Pertanto, per stabilire se è necessario o meno ricorrere alla fatturazione elettronica quando si ha a che fare con una Pa, bisognerà verificare se l’operazione è rilevante ai fini Iva e, in caso affermativo, considerare la natura del committente/cessionario: se si tratta di una pubblica amministrazione (vedi circolare n. 1/Df del 2015), si dovrà procedere alla fatturazione elettronica, a meno che la legge non preveda espressamente forme alternative di documentazione.
Tanto premesso, l’Agenzia delle Entrate, in primo luogo, rammenta quanto chiarito in passato con la risoluzione 42/2007, ossia che per i medici, dipendenti in rapporto esclusivo, autorizzati a espletare consulenze medico-legali a titolo personale al di fuori dell’attività intramuraria, occorre distinguere l’ipotesi in cui le prestazioni sono rese all’autorità giudiziaria nell’ambito di un procedimento penale da quella in cui sono espletate nel quadro di un giudizio civile o effettuate per finalità assicurative, amministrative e simili.
Nella prima ipotesi (giudizio penale), l’attività di consulenza prestata costituisce esercizio di pubblica funzione e, in base all’articolo 50, comma 1, lettera f), del Tuir, non è di per sé idonea a configurare il presupposto soggettivo ai fini Iva, potendo essere ricondotta all’esercizio di attività professionali o all’esercizio d’impresa solo se posta in essere da un soggetto che svolge altre attività di lavoro autonomo o d’impresa.
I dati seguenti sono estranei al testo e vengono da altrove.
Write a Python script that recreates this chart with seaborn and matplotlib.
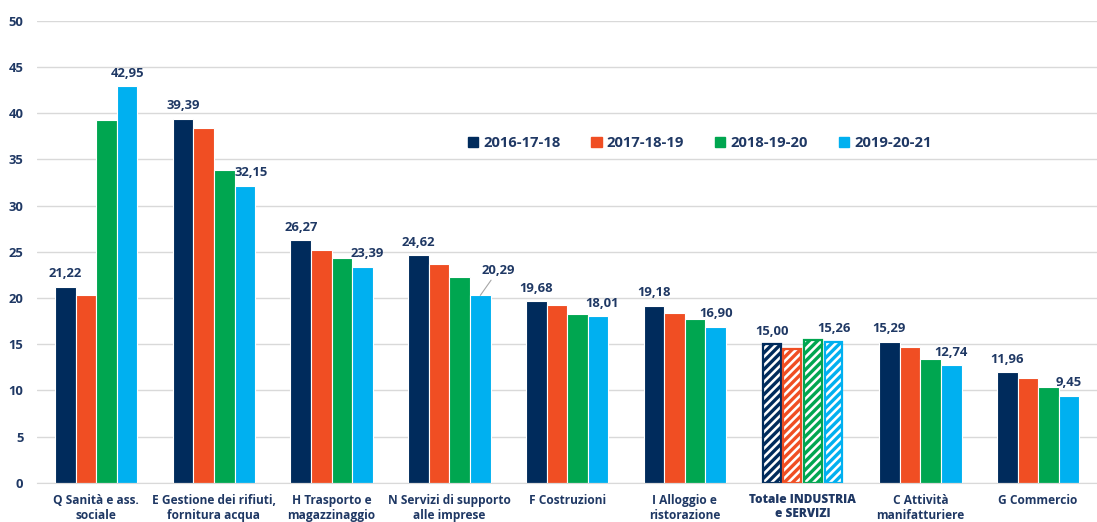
import pandas as pd
import matplotlib.pyplot as plt
import seaborn as sns
from matplotlib.patches import Patch

categories = [
    "Q Sanità e ass.\nsociale",
    "E Gestione dei rifiuti,\nfornitura acqua",
    "H Trasporto e\nmagazzinaggio",
    "N Servizi di supporto\nalle imprese",
    "F Costruzioni",
    "I Alloggio e\nristorazione",
    "Totale INDUSTRIA\ne SERVIZI",
    "C Attività\nmanifatturiere",
    "G Commercio",
]
periods = ["2016-17-18", "2017-18-19", "2018-19-20", "2019-20-21"]
v_2016_17_18 = [21.22, 39.39, 26.27, 24.62, 19.68, 19.18, 15.00, 15.29, 11.96]
v_2017_18_19 = [20.35, 38.40, 25.20, 23.70, 19.26, 18.40, 14.50, 14.70, 11.40]
v_2018_19_20 = [39.30, 33.90, 24.35, 22.30, 18.30, 17.75, 15.48, 13.40, 10.40]
v_2019_20_21 = [42.95, 32.15, 23.39, 20.29, 18.01, 16.90, 15.26, 12.74, 9.45]
colors = ["#002B5C", "#F04E23", "#00A650", "#00B0F0"]
text_color = "#1F3864"
total_idx = 6

series = [v_2016_17_18, v_2017_18_19, v_2018_19_20, v_2019_20_21]
rows = []
for p, vals in zip(periods, series):
    for c, v in zip(categories, vals):
        rows.append({"categoria": c, "periodo": p, "valore": v})
df = pd.DataFrame(rows)

sns.set_style("white")
plt.rcParams["font.family"] = ["Open Sans", "DejaVu Sans"]
plt.rcParams["hatch.linewidth"] = 2.4

fig = plt.figure(figsize=(10.97, 5.22), dpi=100)
ax = fig.add_axes([0.034, 0.075, 0.966, 0.885])

sns.barplot(data=df, x="categoria", y="valore", hue="periodo", order=categories,
            hue_order=periods, palette=colors, saturation=1, width=0.7,
            edgecolor="white", linewidth=0.8, legend=False, ax=ax)

# hatched bars for the total category
for cont, col in zip(ax.containers, colors):
    bar = cont[total_idx]
    bar.set_facecolor("white")
    bar.set_edgecolor(col)
    bar.set_hatch("////")
    bar.set_linewidth(1.6)
    bar.set_x(bar.get_x() + 0.012)
    bar.set_width(bar.get_width() - 0.024)

# small horizontal nudges of some labels, as in the original
nudge = {(1, 3): 0.05, (2, 3): 0.04, (4, 3): 0.03}

# value labels: first and last period
for i in range(len(categories)):
    for k in (0, 3):
        bar = ax.containers[k][i]
        xc = bar.get_x() + bar.get_width() / 2
        v = series[k][i]
        txt = f"{v:.2f}".replace(".", ",")
        if i == 3 and k == 3:
            ax.annotate(txt, xy=(xc, v), xytext=(xc + 0.15, v + 2.0),
                        ha="center", va="bottom", fontsize=9.4, fontweight="bold",
                        color=text_color,
                        arrowprops=dict(arrowstyle="-", color="#A6A6A6", lw=0.8,
                                        shrinkA=0, shrinkB=0))
        else:
            ax.text(xc + nudge.get((i, k), 0), v + 0.7, txt, ha="center",
                    va="bottom", fontsize=9.4, fontweight="bold", color=text_color)

ax.set_ylim(0, 50)
ax.set_xlim(-0.5, len(categories) - 0.5)
ax.set_yticks(range(0, 51, 5))
ax.yaxis.grid(True, color="#D9D9D9", lw=1)
ax.set_axisbelow(True)
for s in ["top", "right", "left"]:
    ax.spines[s].set_visible(False)
ax.spines["bottom"].set_color("#D9D9D9")
ax.tick_params(axis="y", length=0, pad=10, labelsize=9.4, labelcolor=text_color)
ax.tick_params(axis="x", length=0, pad=8, labelsize=8.6, labelcolor=text_color)
for lbl in ax.get_yticklabels():
    lbl.set_fontweight("bold")
for i, lbl in enumerate(ax.get_xticklabels()):
    lbl.set_fontweight("heavy" if i == total_idx else "bold")
    lbl.set_linespacing(1.25)
ax.set_xlabel("")
ax.set_ylabel("")

handles = [Patch(facecolor=c, edgecolor=c) for c in colors]
leg = ax.legend(handles, periods, loc="center", bbox_to_anchor=(0.625, 0.735),
                ncol=4, frameon=False, handlelength=0.7, handleheight=0.7,
                handletextpad=0.35, columnspacing=2.1,
                prop={"weight": "bold", "size": 10.6})
for t in leg.get_texts():
    t.set_color(text_color)

fig.savefig("out.png", dpi=100)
Eventualità nella quale l’attività di consulenza tecnica d’ufficio, assumendo rilievo ai fini Iva, sarebbe da assoggettare a imposta e da documentare con fattura elettronica.
Non solo. I redditi derivanti, normalmente da assimilarsi a quelli di lavoro dipendente, perderebbero tale qualificazione e sarebbero attratti nella categoria reddituale propria del soggetto esercente la pubblica funzione, dovendosi dunque qualificare di lavoro autonomo o di impresa.
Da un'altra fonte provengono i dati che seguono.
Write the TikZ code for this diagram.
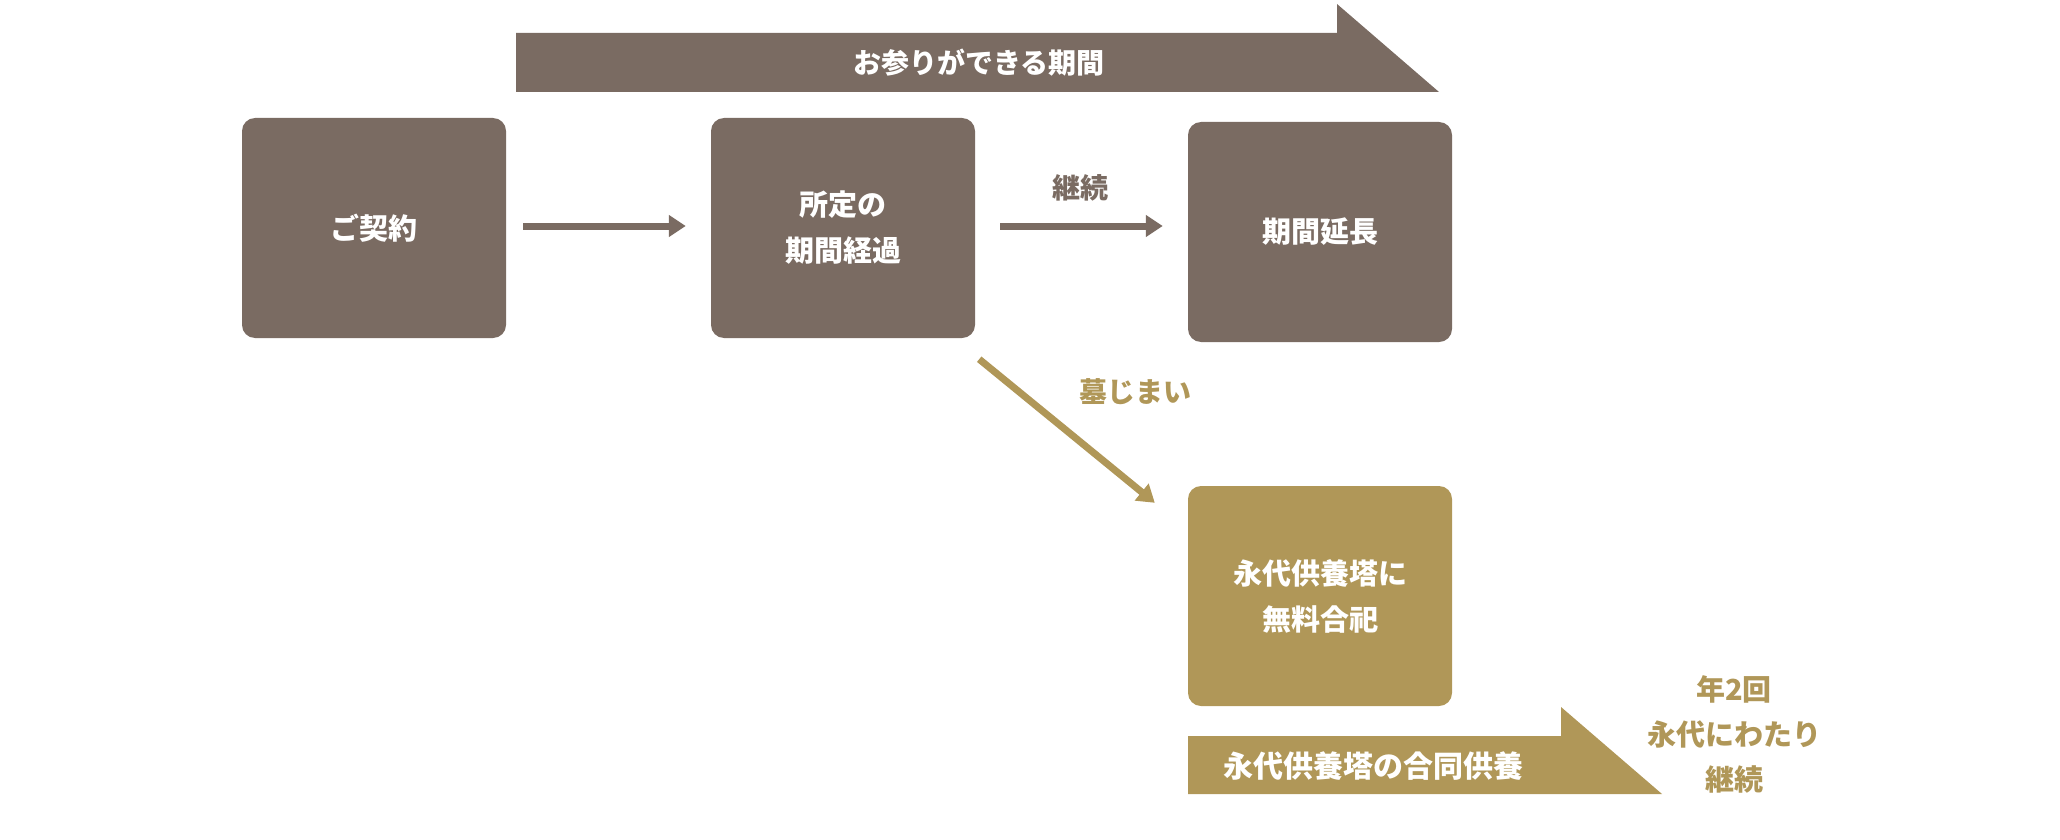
\documentclass[tikz,border=0pt]{standalone}
\usepackage{fontspec}
\newfontfamily\cjk{Noto Sans CJK JP}
\usetikzlibrary{arrows.meta,calc}
\definecolor{brn}{HTML}{7A6B62}
\definecolor{gld}{HTML}{B09758}
\begin{document}
\begin{tikzpicture}[x=1pt,y=-1pt,
  box/.style={rounded corners=13pt, minimum width=264pt, minimum height=220pt, inner sep=0pt,
    text=white, font=\cjk\bfseries\fontsize{29}{46}\selectfont, align=center},
  brownbox/.style={box, fill=brn},
  goldbox/.style={box, fill=gld},
  conn/.style={line width=7pt, -{Triangle[length=17pt,width=21pt]}},
  bandtext/.style={text=white, font=\cjk\bfseries\fontsize{28}{40}\selectfont},
  lbl/.style={font=\cjk\bfseries\fontsize{28}{40}\selectfont},
]
\useasboundingbox (0,0) rectangle (2060,840);

% top band arrow
\fill[brn] (516,33) -- (1337,33) -- (1337,4) -- (1439,92) -- (516,92) -- cycle;
\node[bandtext] (toptext) at (979,63) {お参りができる期間};

% boxes
\node[brownbox] (contract) at (374,228) {ご契約};
\node[brownbox] (elapsed) at (843,228) {所定の\\期間経過};
\node[brownbox] (extend) at (1320,232) {期間延長};
\node[goldbox] (joint) at (1320,596) {永代供養塔に\\無料合祀};

% connectors
\draw[conn, brn, shorten <=17pt, shorten >=25pt] (contract.east |- 0,226) -- (elapsed.west |- 0,226);
\draw[conn, brn, shorten <=25pt, shorten >=25pt] (elapsed.east |- 0,226) -- (extend.west |- 0,226);
\node[lbl, text=brn] (keizoku) at (1080,188) {継続};

\draw[conn, gld] ($(elapsed.south east)+(4,21)$) -- ($(joint.north west)+(-33,17)$);
\node[lbl, text=gld] (hakajimai) at (1135,392) {墓じまい};

% bottom band arrow
\fill[gld] (1188,736) -- (1561,736) -- (1561,707) -- (1662,794) -- (1188,794) -- cycle;
\node[bandtext, font=\cjk\bfseries\fontsize{30}{40}\selectfont] (bottomtext) at (1373,766) {永代供養塔の合同供養};

\node[text=gld, font=\cjk\bfseries\fontsize{29}{45}\selectfont, align=center] (yearly) at (1734,734) {年2回\\永代にわたり\\継続};
\end{tikzpicture}
\end{document}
Quanto alla seconda ipotesi (giudizio civile), l’Agenzia delle Entrate osserva che, se la consulenza è svolta con carattere di abitualità, il relativo reddito dovrà essere assoggettato al regime del reddito di lavoro autonomo (articolo 53 del Tuir).
Ne consegue l’applicabilità della disciplina prevista per i redditi di natura professionale (articolo 54 del Tuir), che obbliga non solo il possesso della partita Iva, ma anche alla fatturazione elettronica quando chi eroga i compensi è una Pa.
Mancando l’abitualità, da valutarsi in concreto caso per caso (ad esempio, l’iscrizione volontaria in apposito albo professionale può costituirne indizio – cfr Cassazione 2297/1987), e dunque qualora l’attività di consulenza sia prestata in maniera occasionale, i relativi onorari saranno qualificati come redditi diversi (articolo 67, comma 1, lettera l), del Tuir).
In quest’ultima ipotesi, considerato l’esercizio non abituale, le operazioni saranno escluse dal campo di applicazione dell’Iva per carenza del presupposto soggettivo previsto dall’articolo 5 del Dpr 633/1972. Pertanto, il medico dipendente, in rapporto esclusivo, dell’Azienda sanitaria, allorché effettui solo in via occasionale prestazioni medico-legali – ma lo stesso deve dirsi per qualunque altro dipendente che esegua consulenze tecniche d’ufficio – non è obbligato ad aprire la partita Iva né a emettere fattura elettronica.